I have no memory of my direction
dir. Midi Onodera | Canada 2005 | 77 min. Digital

Emerging on the Toronto independent filmmaking scene in the early ’80s under the aegis of the Funnel film co-op, Midi Onodera — who was recently announced as a recipient of this year’s Governor General’s Award in Visual and Media Arts — has shown herself to be equally conversant with experimental, documentary, and narrative, never allowing any one form to fully define her.
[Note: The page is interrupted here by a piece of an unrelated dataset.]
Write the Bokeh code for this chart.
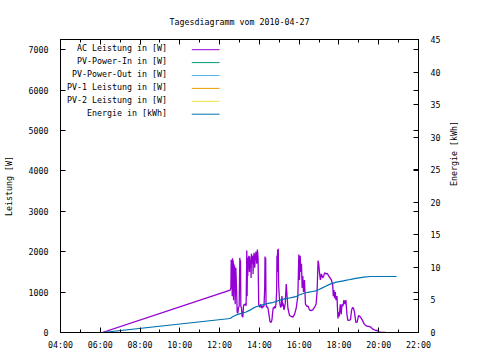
import math
from bokeh.plotting import figure
from bokeh.models import Range1d, LinearAxis, FixedTicker, Label, Arrow
from bokeh.embed import file_html
from bokeh.resources import INLINE

# ---------------- data ----------------
chart_title = "Tagesdiagramm vom 2010-04-27"
y_label = "Leistung [W]"
y2_label = "Energie [kWh]"

series_names = ["AC Leistung in [W]", "PV-Power-In in [W]", "PV-Power-Out in [W]",
                "PV-1 Leistung in [W]", "PV-2 Leistung in [W]", "Energie in [kWh]"]
series_colors = ["#9400d3", "#009e73", "#56b4e9", "#e69f00", "#f0e442", "#0072b2"]

x_major_hours = [4, 6, 8, 10, 12, 14, 16, 18, 20, 22]
x_major_labels = ["04:00", "06:00", "08:00", "10:00", "12:00", "14:00", "16:00", "18:00", "20:00", "22:00"]
x_minor_hours = [5, 7, 9, 11, 13, 15, 17, 19, 21]
power_ticks = [0, 1000, 2000, 3000, 4000, 5000, 6000, 7000]
energy_ticks = [0, 5, 10, 15, 20, 25, 30, 35, 40, 45]

ac_times = ["06:06", "12:32", "12:34", "12:35", "12:36", "12:37", "12:38", "12:39", "12:40", "12:41",
            "12:42", "12:43", "12:44", "12:45", "12:47", "12:49", "12:51", "12:53", "12:55", "12:57",
            "12:59", "13:01", "13:02", "13:03", "13:04", "13:06", "13:08", "13:10", "13:12", "13:14",
            "13:16", "13:18", "13:20", "13:22", "13:23", "13:24", "13:25", "13:26", "13:27", "13:28",
            "13:30", "13:31", "13:32", "13:34", "13:35", "13:36", "13:38", "13:40", "13:41", "13:42",
            "13:44", "13:46", "13:48", "13:50", "13:52", "13:54", "13:56", "13:58", "14:00", "14:02",
            "14:04", "14:06", "14:08", "14:10", "14:12", "14:14", "14:16", "14:17", "14:18", "14:19",
            "14:20", "14:22", "14:24", "14:26", "14:28", "14:30", "14:32", "14:34", "14:36", "14:38",
            "14:40", "14:42", "14:44", "14:46", "14:48", "14:50", "14:52", "14:53", "14:54", "14:55",
            "14:56", "14:57", "14:58", "15:00", "15:02", "15:04", "15:06", "15:08", "15:10", "15:12",
            "15:14", "15:16", "15:18", "15:21", "15:26", "15:31", "15:36", "15:41", "15:46", "15:51",
            "15:56", "15:59", "16:01", "16:03", "16:05", "16:07", "16:09", "16:11", "16:13", "16:16",
            "16:19", "16:23", "16:27", "16:31", "16:36", "16:41", "16:46", "16:51", "16:54", "16:57",
            "16:59", "17:01", "17:04", "17:07", "17:11", "17:14", "17:17", "17:21", "17:25", "17:29",
            "17:33", "17:37", "17:41", "17:43", "17:45", "17:47", "17:49", "17:51", "17:54", "17:57",
            "17:59", "18:01", "18:04", "18:07", "18:09", "18:12", "18:15", "18:18", "18:21", "18:24",
            "18:27", "18:31", "18:35", "18:38", "18:41", "18:44", "18:47", "18:51", "18:55", "18:59",
            "19:03", "19:07", "19:11", "19:16", "19:21", "19:26", "19:31", "19:36", "19:41", "19:46",
            "19:51", "19:56", "20:01", "20:06", "20:11", "20:16", "20:21"]
ac_watts = [0, 1050, 1100, 1800, 1150, 1750, 900, 1840, 1300, 1780,
            800, 1700, 1200, 1650, 700, 1600, 1100, 500, 480, 620,
            650, 1850, 1300, 1790, 650, 600, 400, 380, 650, 700,
            680, 720, 660, 2030, 900, 1750, 1400, 1850, 1700, 1900,
            1500, 1880, 1600, 1800, 1350, 1950, 1700, 1900, 1450, 1820,
            1970, 1600, 1900, 2000, 1700, 2050, 1850, 680, 650, 620,
            700, 640, 600, 650, 630, 660, 1100, 1880, 1400, 1850,
            700, 620, 640, 600, 500, 380, 270, 250, 260, 320,
            500, 620, 600, 650, 600, 700, 1000, 1900, 1500, 2050,
            1700, 2070, 1200, 900, 700, 620, 640, 900, 650, 720,
            560, 620, 720, 1200, 600, 420, 400, 380, 450, 600,
            900, 1930, 1300, 1900, 1500, 1700, 1100, 1400, 1000, 1300,
            700, 650, 650, 560, 540, 560, 620, 700, 1000, 1780,
            1700, 1500, 1300, 1450, 1350, 1400, 1480, 1450, 1460, 1400,
            1350, 1300, 1200, 900, 1050, 850, 1000, 800, 900, 350,
            500, 400, 700, 450, 700, 650, 800, 700, 800, 450,
            300, 300, 320, 550, 620, 600, 500, 250, 255, 420,
            400, 355, 300, 214, 170, 150, 150, 132, 91, 70,
            50, 50, 10, 8, 5, 5, 0]

energy_times = ["06:06", "12:32", "12:36", "12:42", "12:50", "13:00", "13:10", "13:20", "13:30", "13:40",
                "13:50", "14:00", "14:10", "14:20", "14:30", "14:40", "14:50", "15:00", "15:10", "15:20",
                "15:30", "15:40", "15:50", "16:00", "16:10", "16:20", "16:30", "16:40", "16:50", "17:00",
                "17:10", "17:20", "17:30", "17:40", "17:50", "18:00", "18:10", "18:20", "18:30", "18:40",
                "18:50", "19:00", "19:15", "19:35", "20:54"]
energy_kwh = [0.0, 2.15, 2.3, 2.5, 2.7, 2.85, 3.0, 3.15, 3.4, 3.7,
              3.95, 4.1, 4.25, 4.4, 4.5, 4.6, 4.75, 4.95, 5.1, 5.2,
              5.3, 5.4, 5.5, 5.75, 5.95, 6.1, 6.2, 6.3, 6.4, 6.6,
              6.85, 7.1, 7.35, 7.55, 7.7, 7.8, 7.9, 8.0, 8.1, 8.2,
              8.3, 8.4, 8.5, 8.6, 8.6]

# ---------------- helpers ----------------
def hours(s):
    hh, mm = s.split(":")
    return int(hh) + int(mm) / 60.0

FONT = "DejaVu Sans Mono"
FS = "8.3px"

X0, X1 = 4, 22
Y0, Y1 = 0, 7250
W, H = 476, 356
FL, FR, FT, FB = 58, 418, 39, 332   # frame edges in canvas pixels


def px2x(px):
    return X0 + (px - FL) / (FR - FL) * (X1 - X0)


def py2y(py):
    return Y0 + (FB - py) / (FB - FT) * (Y1 - Y0)


p = figure(width=W, height=H, output_backend="svg", toolbar_location=None,
           x_range=Range1d(X0, X1), y_range=Range1d(Y0, Y1),
           min_border_left=FL, min_border_right=W - FR,
           min_border_top=FT, min_border_bottom=H - FB,
           title=chart_title)
p.extra_y_ranges = {"energy": Range1d(energy_ticks[0], energy_ticks[-1])}
p.grid.visible = False
p.outline_line_color = "black"
p.outline_line_alpha = 1.0
p.background_fill_color = "white"
p.border_fill_color = "white"

p.title.align = "center"
p.title.offset = -15
p.title.standoff = 26
p.title.text_font = FONT
p.title.text_font_size = FS
p.title.text_font_style = "normal"
p.title.text_color = "black"


def style_axis(ax):
    ax.axis_line_color = "black"
    ax.major_tick_line_color = "black"
    ax.minor_tick_line_color = "black"
    ax.major_tick_out = 0
    ax.minor_tick_out = 0
    ax.major_label_text_font = FONT
    ax.major_label_text_font_size = FS
    ax.major_label_text_color = "black"
    ax.axis_label_text_font = FONT
    ax.axis_label_text_font_size = FS
    ax.axis_label_text_font_style = "normal"
    ax.axis_label_text_color = "black"


xa = p.xaxis[0]
style_axis(xa)
xa.ticker = FixedTicker(ticks=x_major_hours, minor_ticks=x_minor_hours)
xa.major_label_overrides = {h: l for h, l in zip(x_major_hours, x_major_labels)}
xa.major_tick_in = 5
xa.minor_tick_in = 3
xa.major_label_standoff = 7

# mirrored x tics on the top border (no labels)
top = LinearAxis(ticker=FixedTicker(ticks=x_major_hours, minor_ticks=x_minor_hours))
style_axis(top)
top.major_tick_in = 5
top.minor_tick_in = 3
top.major_label_overrides = {h: "" for h in x_major_hours}
top.major_label_text_font_size = "1px"
top.major_label_standoff = 0
p.add_layout(top, "above")

ya = p.yaxis[0]
style_axis(ya)
ya.ticker = FixedTicker(ticks=power_ticks, minor_ticks=[])
ya.major_tick_in = 5
ya.major_label_standoff = 12
ya.axis_label = y_label
ya.axis_label_standoff = 12

# mirrored y tics on the right border (no labels)
ymirror = LinearAxis(ticker=FixedTicker(ticks=power_ticks, minor_ticks=[]))
style_axis(ymirror)
ymirror.major_tick_in = 5
ymirror.major_label_overrides = {t: "" for t in power_ticks}
ymirror.major_label_standoff = 0
p.add_layout(ymirror, "right")

y2 = LinearAxis(y_range_name="energy", ticker=FixedTicker(ticks=energy_ticks, minor_ticks=[]))
style_axis(y2)
y2.major_tick_in = 5
y2.major_label_standoff = 12
y2.axis_label = y2_label
y2.axis_label_standoff = 11
try:
    y2.axis_label_orientation = math.pi / 2
except Exception:
    pass
p.add_layout(y2, "right")

# ---------------- series ----------------
ac_x = [hours(t) for t in ac_times]
en_x = [hours(t) for t in energy_times]

p.line(ac_x, ac_watts, line_color=series_colors[0], line_width=1.3)
for c in series_colors[1:5]:
    p.line(x=[], y=[], line_color=c, line_width=1)
p.line(en_x, energy_kwh, line_color=series_colors[5], line_width=1.2, y_range_name="energy")

# ---------------- key (text then sample, gnuplot style) ----------------
row0, row_step = 47.7, 12.9
for i, (name, col) in enumerate(zip(series_names, series_colors)):
    cy = row0 + i * row_step
    p.add_layout(Label(x=px2x(165), y=py2y(cy), text=name, text_align="right",
                       text_baseline="middle", text_font=FONT, text_font_size=FS,
                       text_color="black"))
    p.add_layout(Arrow(end=None, x_start=px2x(190), y_start=py2y(cy + 1.5),
                       x_end=px2x(218), y_end=py2y(cy + 1.5),
                       line_color=col, line_width=1))

open("out.html", "w").write(file_html(p, INLINE))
A rumination on cultural displacement, memory, and the meaning of images, Onodera’s feature-length I have no memory of my direction follows a third-generation Sansei woman who travels to Japan equipped with a video camera and a multi-lens still camera, documenting the exotic quotidian of a place inherited but not quite familiar. (An acknowledged touchstone here is Chris Marker’s masterpiece Sans Soleil.) Weaving in contemporaneous events like the Aum Shinrikyo cult’s subway attack and anti-Iraq War protests, Onodera’s portrait of Japan showcases the artist’s ability to look at a subject from her own unique perspective and share what she has found.

I have no memory of my direction is preceded by a brief selection of videos that Onodera made for her annual “challenge project,” in which she chooses a theme that she then explores through daily or monthly videos.